SBC Communications sued over DSL speeds

Class action suit claims telco's is not 'always on.'

By DAVID ROHDE
Network World, 08/21/00

HOUSTON - Mega-telco SBC Communications last week was hit with a class-action lawsuit claiming it's "defrauding" DSL subscribers by limiting promised downstream speeds of at least 384K bit/sec to an actual rate of 128K bit/sec.

The lawsuit, filed by a computer technical support company in Houston and several of its customers, also claims that SBC's DSL service is not "always on" as advertised, but rather times out like an ordinary dial-up connection.

In a statement, SBC said it has to review the suit before responding in detail but noted that "there are many factors that can have an impact on the actual rate at which data is transferred online," including server speeds, protocol overhead factors and public Internet congestion.

But the plaintiffs point to e-mail and newsgroup downloads, where they allege they've noticed the 128K bit/ sec cap. SBC's statement acknowledged that speeds for accessing newsgroup data are maximized at 128K bit/sec "in order to provide a more reliable service for all our customers using the newsgroups," though the plaintiffs claim that hadn't been disclosed.

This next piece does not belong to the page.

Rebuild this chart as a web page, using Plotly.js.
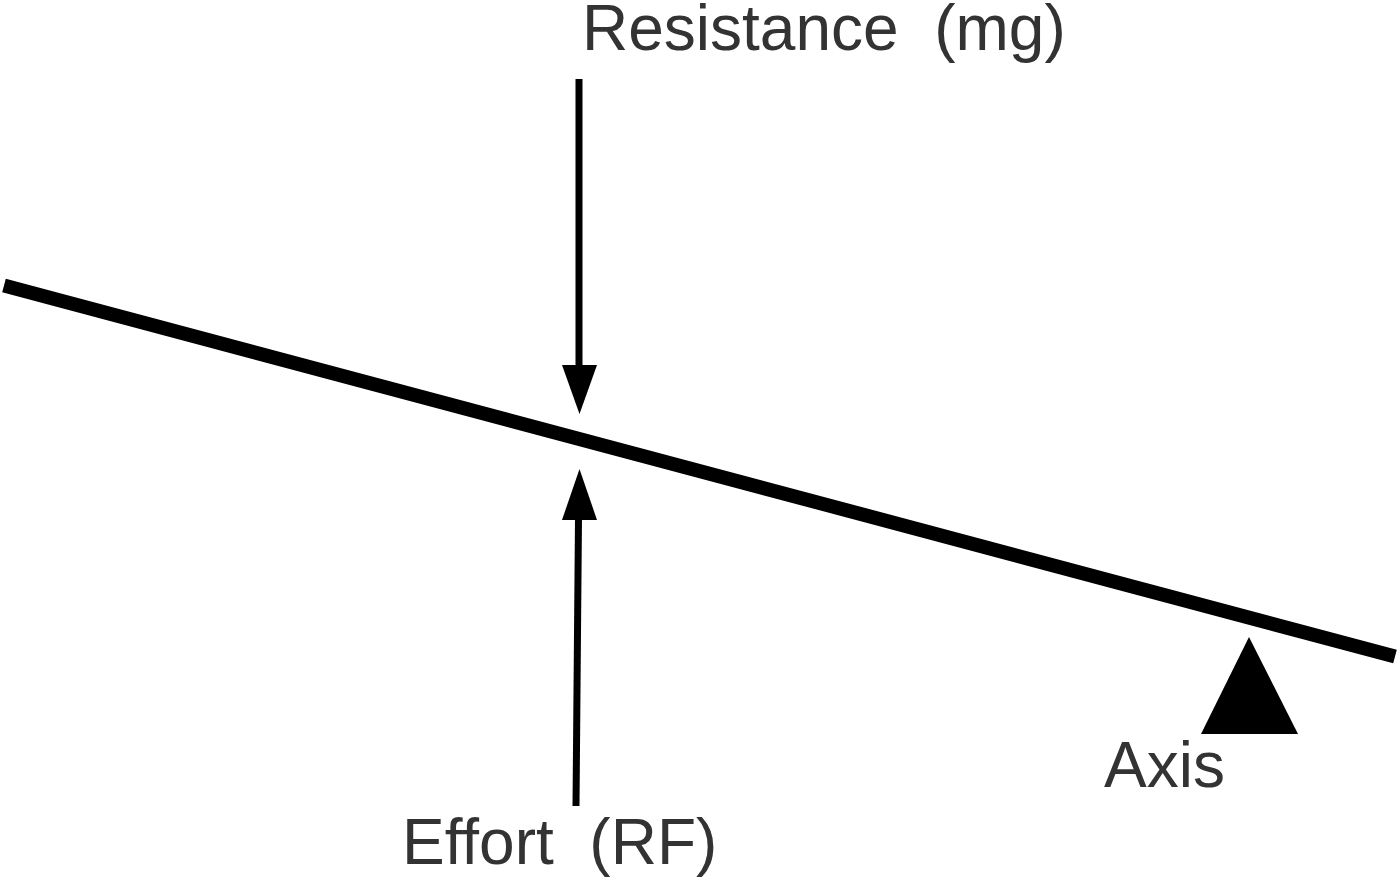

By contrast, SBC said access to e-mail "and other Internet applications" are not affected by the 128K bit/sec cap. But the plaintiffs claim the network timeout - which allegedly occurs when users stop downloading Internet pages or using e-mail - is a deliberate capacity-saving maneuver by SBC rather than a random fault in the carrier network.

Many DSL proponents have claimed that this kind of potential user competition for bandwidth is only a problem with cable modems sharing a path back to aggregation devices. But that's a myth, says Philip Richards, vice president for Insight Research Corp. in Livingston, N.J. Many initial DSL service providers have indeed had to throttle back port speeds on their DSL access multiplexers (DSLAM) in order to avoid having their DSL networks seize up entirely.

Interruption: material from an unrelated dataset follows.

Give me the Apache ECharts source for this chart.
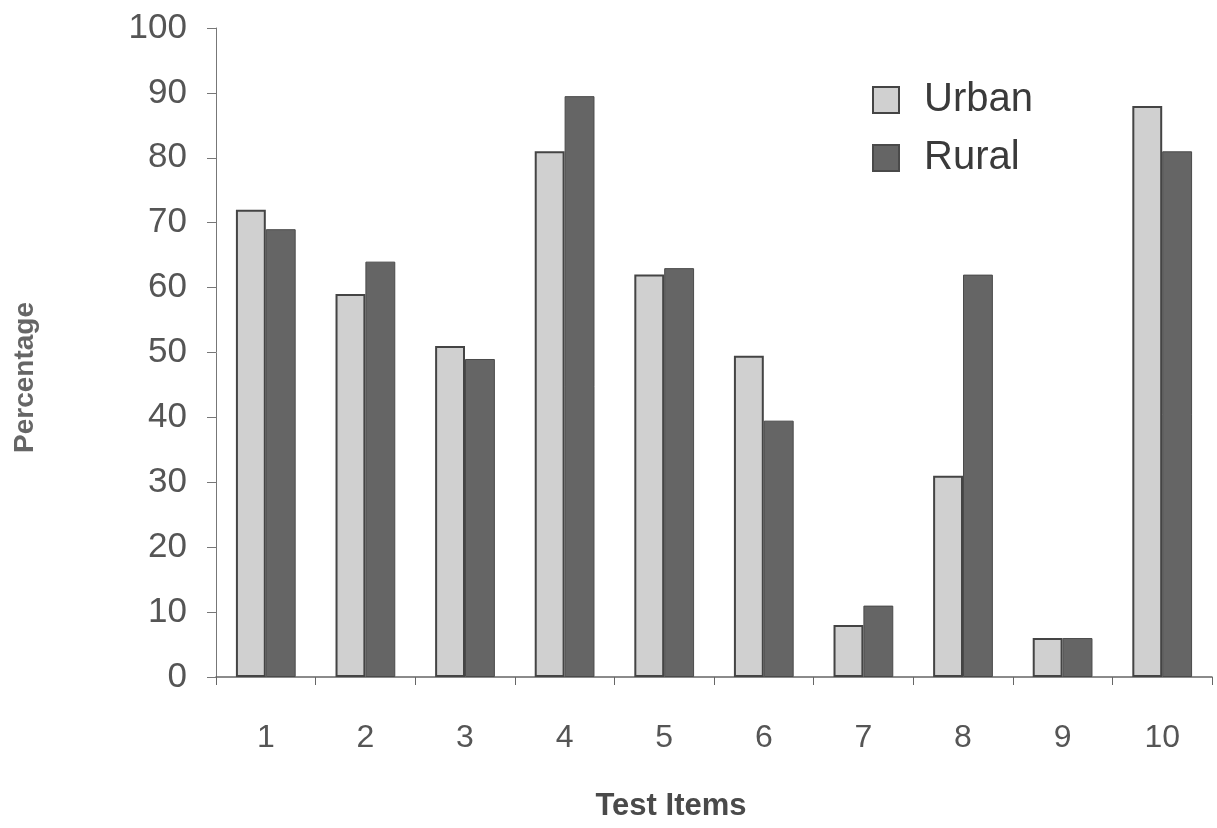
<!DOCTYPE html>
<html><head><meta charset="utf-8">
<script src="https://cdn.jsdelivr.net/npm/echarts@6/dist/echarts.min.js"></script>
<style>html,body{margin:0;padding:0;background:#fff}#c{width:1217px;height:828px}</style>
</head><body><div id="c"></div>
<script>
const categories = ['1','2','3','4','5','6','7','8','9','10'];
const urban = [72, 59, 51, 81, 62, 49.5, 8, 31, 6, 88];
const rural = [69, 64, 49, 89.5, 63, 39.5, 11, 62, 6, 81];
const yTicks = {min: 0, max: 100, interval: 10};

const chart = echarts.init(document.getElementById('c'));
const font = "'Liberation Sans', Arial, sans-serif";
chart.setOption({
  animation: false,
  backgroundColor: '#fff',
  grid: {left: 216, right: 5, top: 28, bottom: 151, containLabel: false, outerBoundsMode: 'none'},
  legend: {
    data: ['Urban', 'Rural'], orient: 'vertical', left: 867, top: 74,
    itemWidth: 26, itemHeight: 26, itemGap: 16,
    textStyle: {fontFamily: font, fontSize: 40, lineHeight: 42, color: '#3a3a3a', padding: [0,0,0,20]},
    icon: 'rect'
  },
  xAxis: {
    type: 'category', data: categories,
    name: 'Test Items', nameLocation: 'middle', nameGap: 114,
    nameTextStyle: {fontFamily: font, fontSize: 31, fontWeight: 'bold', color: '#4a4a4a', padding: [0,86,0,0]},
    axisLine: {lineStyle: {color: '#666', width: 1.5}},
    axisTick: {show: true, alignWithLabel: false, length: 8, lineStyle: {color: '#666'}},
    axisLabel: {fontFamily: font, fontSize: 32, color: '#555', margin: 45}
  },
  yAxis: {
    type: 'value', min: yTicks.min, max: yTicks.max, interval: yTicks.interval,
    name: 'Percentage', nameLocation: 'middle', nameGap: 177, nameRotate: 90,
    nameTextStyle: {fontFamily: font, fontSize: 28, fontWeight: 'bold', color: '#666', padding: [0,50,0,0]},
    axisLine: {show: true, lineStyle: {color: '#777', width: 1}},
    axisTick: {show: true, length: 9, lineStyle: {color: '#777'}},
    splitLine: {show: false},
    axisLabel: {fontFamily: font, fontSize: 35, color: '#555', margin: 29}
  },
  series: [
    {name: 'Urban', type: 'bar', data: urban, barGap: '0%', barCategoryGap: '40%',
     itemStyle: {color: '#d0d0d0', borderColor: '#444', borderWidth: 2}},
    {name: 'Rural', type: 'bar', data: rural,
     itemStyle: {color: '#656565', borderColor: '#4a4a4a', borderWidth: 1}}
  ]
});
</script></body></html>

"There is [bandwidth] concentration in the DSLAM, and in many instances, it's significant concentration, even more so than with cable," Richards says. "The rapid growth of demand doesn't give the engineers time to understand how the users are using it. They're still learning what kind of capacity they need."

Richards says he wouldn't be surprised if other DSL carriers are suffering the same learning curve, adding that could even be SBC's defense of the suit. But the plaintiffs point to SBC's Project Pronto, a $6 billion initiative to install asymmetric DSL remote terminals near 80% of SBC's population. The suit claims Pronto publicity has caused hundreds of thousands of customers to sign up for DSL service that SBC is not ready to provision, forcing it to throttle back its network. SBC countered that "SBC is meeting our obligations to our customers."

The complete text of the lawsuit is available at www.bafirm.com/petition.htm.